Vendredi, la séance au Parlement, qui devait être centrée sur le vote du budget, a encore été agitée, après une session déjà houleuse jeudi. Des députés de la gauche radicale, qui perturbaient la séance par des interruptions répétées, ont de nouveau été expulsés de force. Des scènes rappelant le traitement subi par l’ancien président sud-africain Jacob Zuma. Il faut dire que le contexte est explosif : l’actuel président Cyril Ramaphosa, 69 ans, est accusé d’avoir dissimulé à la police et au fisc un cambriolage datant de 2020 dans sa ferme de Phala Phala, au cours duquel les voleurs auraient emporté 3,8 millions d’euros en espèces dissimulés. Cyril Ramaphosa est accusé d’avoir ensuite acheté le silence des cambrioleurs.
L’affaire a éclaté la semaine dernière, avec une plainte déposée par l’ex-chef du renseignement Arthur Fraser. Mais c’est toute l’opposition qui s’est emparée de cette affaire. Réclamant que le président fasse « toute la lumière sur ces accusations », le leader du premier parti d’opposition (DA), John Steenhuisen, a lancé : « En quoi êtes-vous si différent de votre prédécesseur ? »
Ramaphosa dénonce de « sales coups »
Dans la tourmente, le chef d’État sud-africain, sur la défensive, a dénoncé de « sales coups » et éludé les questions sur cet épineux sujet lors d’une conférence de presse. « Le vol qui a eu lieu dans ma ferme de Phala Phala en 2020 fait l’objet d’une plainte et il faut laisser la justice suivre son cours », a répété Cyril Ramaphosa, malgré les relances, accusant les journalistes de « glisser les mêmes questions sous une autre forme ». « Je ne répondrai pas aux questions sur le sujet à ce stade, je suivrai les conseils qui m’ont été donnés », a-t-il ajouté, s’exprimant pour la première fois devant des médias sur ce qui est désormais appelé « le scandale de la ferme ». Cyril Ramaphosa, à la tête d’une importante fortune personnelle, a reconnu que de l’argent avait été volé, mais il conteste le montant annoncé. Il nie avoir volé de l’argent à quiconque, déplore des « intimidations ». L’argent dérobé, dont le montant avancé est exagéré, était tiré de la vente d’animaux, a-t-il expliqué, dénonçant des « motivations politiques ».
Un timing malheureux
Ces accusations interviennent alors que l’ANC, parti au pouvoir, doit décider d’ici au mois de décembre de présenter ou non Cyril Ramaphosa comme candidat pour un second mandat à la présidentielle de 2024. Le président a déclaré qu’il se présenterait devant la commission « intégrité » du parti, qui a pour règle de suspendre systématiquement les membres faisant l’objet de poursuites pénales. Aucune date n’a été fixée.

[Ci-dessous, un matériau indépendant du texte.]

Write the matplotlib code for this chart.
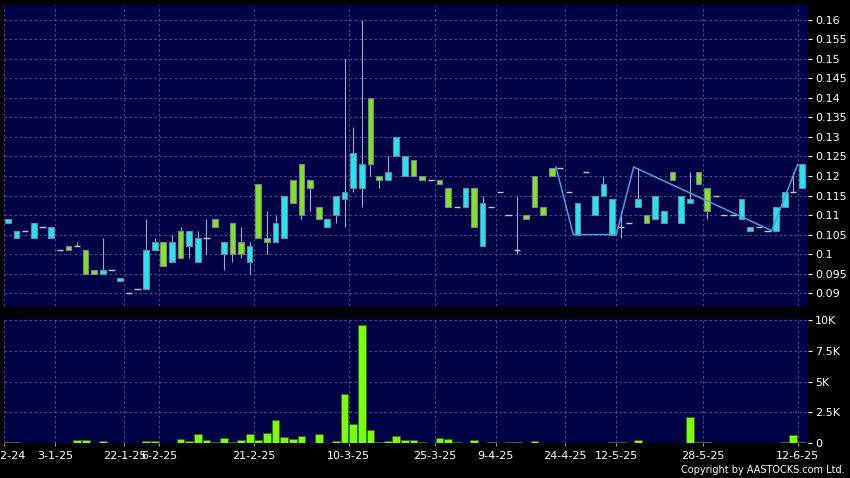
import numpy as np
import matplotlib
matplotlib.use("Agg")
import matplotlib.pyplot as plt
from matplotlib.transforms import ScaledTranslation

# daily OHLC (cyan = close above open, green = close below)
opens = [0.108, 0.104, 0.106, 0.104, 0.107, 0.104, 0.101, 0.102, 0.102, 0.101,
         0.096, 0.095, 0.096, 0.093, 0.090, 0.091, 0.091, 0.101, 0.103, 0.098,
         0.106, 0.102, 0.098, 0.104, 0.109, 0.100, 0.108, 0.103, 0.098, 0.118,
         0.104, 0.103, 0.104, 0.119, 0.123, 0.119, 0.112, 0.107, 0.110, 0.114,
         0.117, 0.117, 0.140, 0.120, 0.119, 0.125, 0.120, 0.124, 0.120, 0.119,
         0.119, 0.117, 0.112, 0.112, 0.117, 0.102, 0.112, 0.116, 0.110, 0.101,
         0.110, 0.120, 0.112, 0.122, 0.122, 0.116, 0.105, 0.121, 0.110, 0.115,
         0.105, 0.107, 0.108, 0.112, 0.110, 0.109, 0.108, 0.121, 0.108, 0.113,
         0.121, 0.117, 0.115, 0.110, 0.110, 0.109, 0.106, 0.107, 0.106, 0.106,
         0.112, 0.116, 0.117]
highs = [0.109, 0.106, 0.106, 0.108, 0.107, 0.107, 0.101, 0.102, 0.103, 0.101,
         0.096, 0.104, 0.096, 0.094, 0.090, 0.091, 0.109, 0.104, 0.103, 0.105,
         0.107, 0.106, 0.106, 0.109, 0.109, 0.103, 0.108, 0.107, 0.103, 0.118,
         0.111, 0.110, 0.115, 0.119, 0.123, 0.119, 0.112, 0.109, 0.115, 0.150,
         0.1325, 0.160, 0.140, 0.120, 0.125, 0.130, 0.125, 0.124, 0.120, 0.119,
         0.119, 0.117, 0.112, 0.117, 0.117, 0.115, 0.112, 0.116, 0.110, 0.115,
         0.110, 0.120, 0.112, 0.122, 0.122, 0.116, 0.113, 0.121, 0.115, 0.120,
         0.114, 0.111, 0.108, 0.122, 0.110, 0.115, 0.111, 0.121, 0.115, 0.121,
         0.121, 0.117, 0.115, 0.110, 0.110, 0.114, 0.107, 0.107, 0.106, 0.112,
         0.116, 0.121, 0.123]
lows = [0.108, 0.104, 0.106, 0.104, 0.107, 0.104, 0.101, 0.101, 0.102, 0.095,
        0.095, 0.095, 0.096, 0.093, 0.090, 0.091, 0.091, 0.101, 0.097, 0.098,
        0.099, 0.099, 0.098, 0.100, 0.107, 0.096, 0.098, 0.099, 0.095, 0.104,
        0.100, 0.103, 0.104, 0.113, 0.109, 0.111, 0.109, 0.107, 0.108, 0.107,
        0.116, 0.112, 0.120, 0.117, 0.119, 0.125, 0.120, 0.120, 0.119, 0.119,
        0.118, 0.112, 0.112, 0.112, 0.107, 0.102, 0.112, 0.116, 0.110, 0.100,
        0.109, 0.112, 0.110, 0.120, 0.122, 0.116, 0.105, 0.121, 0.110, 0.115,
        0.105, 0.104, 0.108, 0.112, 0.108, 0.109, 0.108, 0.119, 0.108, 0.113,
        0.118, 0.109, 0.115, 0.110, 0.110, 0.109, 0.106, 0.107, 0.106, 0.106,
        0.112, 0.116, 0.117]
closes = [0.109, 0.106, 0.106, 0.108, 0.107, 0.107, 0.101, 0.101, 0.102, 0.095,
          0.095, 0.096, 0.096, 0.094, 0.090, 0.091, 0.101, 0.103, 0.097, 0.103,
          0.099, 0.106, 0.104, 0.104, 0.107, 0.103, 0.100, 0.100, 0.102, 0.104,
          0.103, 0.108, 0.115, 0.113, 0.110, 0.117, 0.109, 0.109, 0.115, 0.116,
          0.126, 0.123, 0.123, 0.119, 0.121, 0.130, 0.125, 0.120, 0.119, 0.119,
          0.118, 0.112, 0.112, 0.117, 0.107, 0.113, 0.112, 0.116, 0.110, 0.101,
          0.109, 0.112, 0.110, 0.120, 0.122, 0.116, 0.113, 0.121, 0.115, 0.118,
          0.114, 0.107, 0.108, 0.114, 0.108, 0.115, 0.111, 0.119, 0.115, 0.114,
          0.118, 0.111, 0.115, 0.110, 0.110, 0.114, 0.107, 0.107, 0.106, 0.112,
          0.116, 0.116, 0.123]
volumes = [80, 80, 60, 0, 50, 50, 0, 0, 240, 300,
           0, 190, 0, 0, 0, 0, 210, 190, 0, 40,
           320, 160, 760, 300, 110, 430, 135, 270, 760, 300,
           810, 1870, 510, 320, 620, 0, 730, 0, 160, 3970,
           1600, 9600, 1060, 135, 160, 600, 245, 245, 80, 0,
           400, 325, 100, 0, 245, 0, 80, 0, 80, 80,
           0, 160, 40, 30, 20, 20, 20, 20, 0, 0,
           80, 80, 0, 270, 40, 0, 0, 0, 40, 2110,
           80, 80, 20, 20, 20, 20, 20, 20, 20, 0,
           100, 700, 135]

# light blue trend line drawn over the last part
zigzag_idx = [63.5, 65.5, 70.5, 72.5, 88.5, 91.5]
zigzag_val = [0.1223, 0.105, 0.105, 0.1223, 0.106, 0.123]

date_pos = [-0.45, 5.5, 13.5, 17.5, 28.5, 39.5, 49.5, 56.5, 64.5, 70.5, 80.5, 91.5]
date_labels = ['31-12-24', '3-1-25', '22-1-25', '6-2-25', '21-2-25', '10-3-25',
               '25-3-25', '9-4-25', '24-4-25', '12-5-25', '28-5-25', '12-6-25']

price_ticks = [0.09, 0.095, 0.1, 0.105, 0.11, 0.115, 0.12, 0.125, 0.13,
               0.135, 0.14, 0.145, 0.15, 0.155, 0.16]
vol_ticks = [0, 2500, 5000, 7500, 10000]
vol_labels = ['0', '2.5K', '5K', '7.5K', '10K']

BG = '#000046'
CYAN = '#22e4f2'
GREEN = '#84e41c'
VOLGREEN = '#7cfc10'
GRID = '#55559a'

fig = plt.figure(figsize=(8.5, 4.78), dpi=100, facecolor='black')
ax = fig.add_axes([0.0047, 0.3598, 0.9459, 0.6297])
axv = fig.add_axes([0.0047, 0.0726, 0.9459, 0.2600], sharex=ax)

x = np.arange(len(opens))
o = np.array(opens)
c = np.array(closes)
h = np.array(highs)
l = np.array(lows)
flat = o == c
lo = np.minimum(o, c)
hi = np.maximum(o, c)
cols = np.where(c > o, CYAN, GREEN)

# ============ candles ==================
ax.vlines(x, l, h, color='#a8a8c4', lw=0.8, zorder=2)
ax.bar(x[~flat], (hi - lo)[~flat], bottom=lo[~flat], width=0.66,
       color=cols[~flat], edgecolor='#6f8796', linewidth=0.8, zorder=3)
ax.hlines(o[flat], x[flat] - 0.36, x[flat] + 0.36, color='#c4c4d8', lw=1, zorder=3)
ax.plot(zigzag_idx, zigzag_val, color='#3fa6e0', lw=1.1, zorder=4)

# ============ volume ==================
axv.bar(x, volumes, width=0.9, color=VOLGREEN, edgecolor='#2f6a10', linewidth=0.6, zorder=3)

for a in (ax, axv):
    a.set_facecolor(BG)
    for s in a.spines.values():
        s.set_visible(False)
    a.yaxis.tick_right()
    a.tick_params(axis='y', colors='white', labelsize=8, length=2.9, width=0.8, pad=2)
    a.grid(True, color=GRID, ls=(0, (3, 3)), lw=0.6)
    a.set_axisbelow(True)

ax.set_xticks(date_pos)
ax.set_xlim(-0.46, 92.7)
ax.set_ylim(0.0867, 0.1638)
ax.set_yticks(price_ticks)
ax.set_yticklabels(['%g' % round(v, 3) for v in price_ticks])
ax.tick_params(axis='x', bottom=False, labelbottom=False)

axv.set_ylim(0, 10060)
axv.set_yticks(vol_ticks)
axv.set_yticklabels(vol_labels)
axv.set_xticklabels(date_labels)
axv.tick_params(axis='x', colors='white', labelsize=8, length=2.2, color='#a0a0a0', pad=3)

# first date sits partly off the left edge in the original
first = axv.get_xticklabels()[0]
first.set_transform(first.get_transform() + ScaledTranslation(-0.035, 0, fig.dpi_scale_trans))

fig.text(0.994, 0.017, 'Copyright by AASTOCKS.com Ltd.', ha='right', va='center',
         color='white', fontsize=7)

fig.savefig('out.png', dpi=100, facecolor='black')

Successeur de Jacob Zuma, poussé à la démission en 2018 après une série de scandales, l’actuel président est attendu sur le front de la corruption qu’il a promis d’éradiquer. Mais d’autres défis l’attendent, alors que le pays a été durement frappé par la pandémie, des émeutes et des inondations. « Les défis que nous devons affronter en tant que pays sont nombreux, a dit Cyril Ramaphosa, mais l’optimisme commence à apparaître à l’horizon. » En effet, l’économie sud-africaine a enregistré une croissance de 1,9 % au premier trimestre, retrouvant le niveau affiché avant le début de la pandémie de Covid-19, selon des statistiques officielles publiées début juin.
L’Afrique du Sud, pays le plus industrialisé du continent, avait été heurtée de plein fouet par la pandémie de Covid-19 alors qu’elle était déjà en récession en avril 2020. L’économie avait connu cette année-là une contraction record de 6,4 %, puis avait rebondi plus rapidement que prévu et enregistré quatre trimestres consécutifs de croissance. Le taux de chômage a chuté à 34,5 % au premier trimestre 2022 (35,3 % au dernier trimestre 2021), la première baisse depuis près de deux ans, avait annoncé fin mai l’Agence gouvernementale des statistiques.
Cette affaire tombe donc au plus mal pour le président Ramaphosa, car, dans le même temps, se jouait un bras de fer autour de la médiatrice de la République, Busisiwe Mkhwebane, celle qu’on appelle Madame Anticorruption. Alors qu’elle a annoncé ouvrir une enquête publique sur l’affaire du « scandale de la ferme », le chef d’État l’a suspendue jeudi, dans le cadre d’une longue procédure de destitution déjà en cours.